Problem to solve:
Pull each line holding the word "matplotlib" from the data.

╭──

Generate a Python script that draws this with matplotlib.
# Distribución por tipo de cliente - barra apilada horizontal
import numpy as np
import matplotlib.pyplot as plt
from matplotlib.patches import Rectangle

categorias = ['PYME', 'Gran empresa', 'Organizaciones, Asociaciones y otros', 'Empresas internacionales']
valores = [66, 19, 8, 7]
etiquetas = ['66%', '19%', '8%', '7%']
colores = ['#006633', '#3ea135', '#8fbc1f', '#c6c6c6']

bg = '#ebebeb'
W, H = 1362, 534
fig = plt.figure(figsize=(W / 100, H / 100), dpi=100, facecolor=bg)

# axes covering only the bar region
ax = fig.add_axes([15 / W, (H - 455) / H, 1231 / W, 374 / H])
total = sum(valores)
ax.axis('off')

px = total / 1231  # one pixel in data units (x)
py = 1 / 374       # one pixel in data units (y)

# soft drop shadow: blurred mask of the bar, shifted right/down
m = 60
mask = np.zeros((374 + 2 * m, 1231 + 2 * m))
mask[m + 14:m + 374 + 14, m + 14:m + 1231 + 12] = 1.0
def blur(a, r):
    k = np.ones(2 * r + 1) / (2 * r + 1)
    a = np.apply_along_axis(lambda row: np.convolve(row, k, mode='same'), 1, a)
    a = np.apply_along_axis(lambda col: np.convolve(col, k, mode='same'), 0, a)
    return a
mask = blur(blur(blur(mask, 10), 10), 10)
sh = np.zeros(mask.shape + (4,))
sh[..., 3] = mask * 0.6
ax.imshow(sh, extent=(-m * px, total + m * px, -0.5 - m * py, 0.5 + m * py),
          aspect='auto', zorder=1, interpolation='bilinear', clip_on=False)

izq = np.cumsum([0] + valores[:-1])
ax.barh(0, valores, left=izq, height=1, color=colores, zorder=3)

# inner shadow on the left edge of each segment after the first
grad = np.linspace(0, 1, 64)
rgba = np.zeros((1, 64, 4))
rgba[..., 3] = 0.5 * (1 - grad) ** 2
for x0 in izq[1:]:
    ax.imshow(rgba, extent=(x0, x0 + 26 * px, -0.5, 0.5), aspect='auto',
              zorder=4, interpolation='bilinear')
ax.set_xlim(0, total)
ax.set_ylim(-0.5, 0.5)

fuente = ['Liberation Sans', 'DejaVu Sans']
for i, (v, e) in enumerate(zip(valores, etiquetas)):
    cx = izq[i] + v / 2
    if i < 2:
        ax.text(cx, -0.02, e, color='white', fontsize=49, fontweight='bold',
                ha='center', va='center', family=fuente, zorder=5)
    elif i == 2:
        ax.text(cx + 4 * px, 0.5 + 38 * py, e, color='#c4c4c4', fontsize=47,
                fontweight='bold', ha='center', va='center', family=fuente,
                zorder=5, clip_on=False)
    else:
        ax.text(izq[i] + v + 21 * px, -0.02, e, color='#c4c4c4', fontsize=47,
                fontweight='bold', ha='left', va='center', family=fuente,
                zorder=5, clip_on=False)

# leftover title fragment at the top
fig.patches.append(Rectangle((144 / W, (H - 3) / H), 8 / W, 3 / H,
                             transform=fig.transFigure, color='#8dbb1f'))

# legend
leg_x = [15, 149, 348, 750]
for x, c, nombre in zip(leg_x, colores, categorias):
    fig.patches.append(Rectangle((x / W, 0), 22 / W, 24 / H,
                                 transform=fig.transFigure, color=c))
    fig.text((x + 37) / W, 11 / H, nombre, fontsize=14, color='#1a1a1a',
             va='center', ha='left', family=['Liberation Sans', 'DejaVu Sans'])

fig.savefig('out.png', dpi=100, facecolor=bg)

╰──

Response for this exercise:
Generate a Python script that draws this with matplotlib.
import matplotlib.pyplot as plt
from matplotlib.patches import Rectangle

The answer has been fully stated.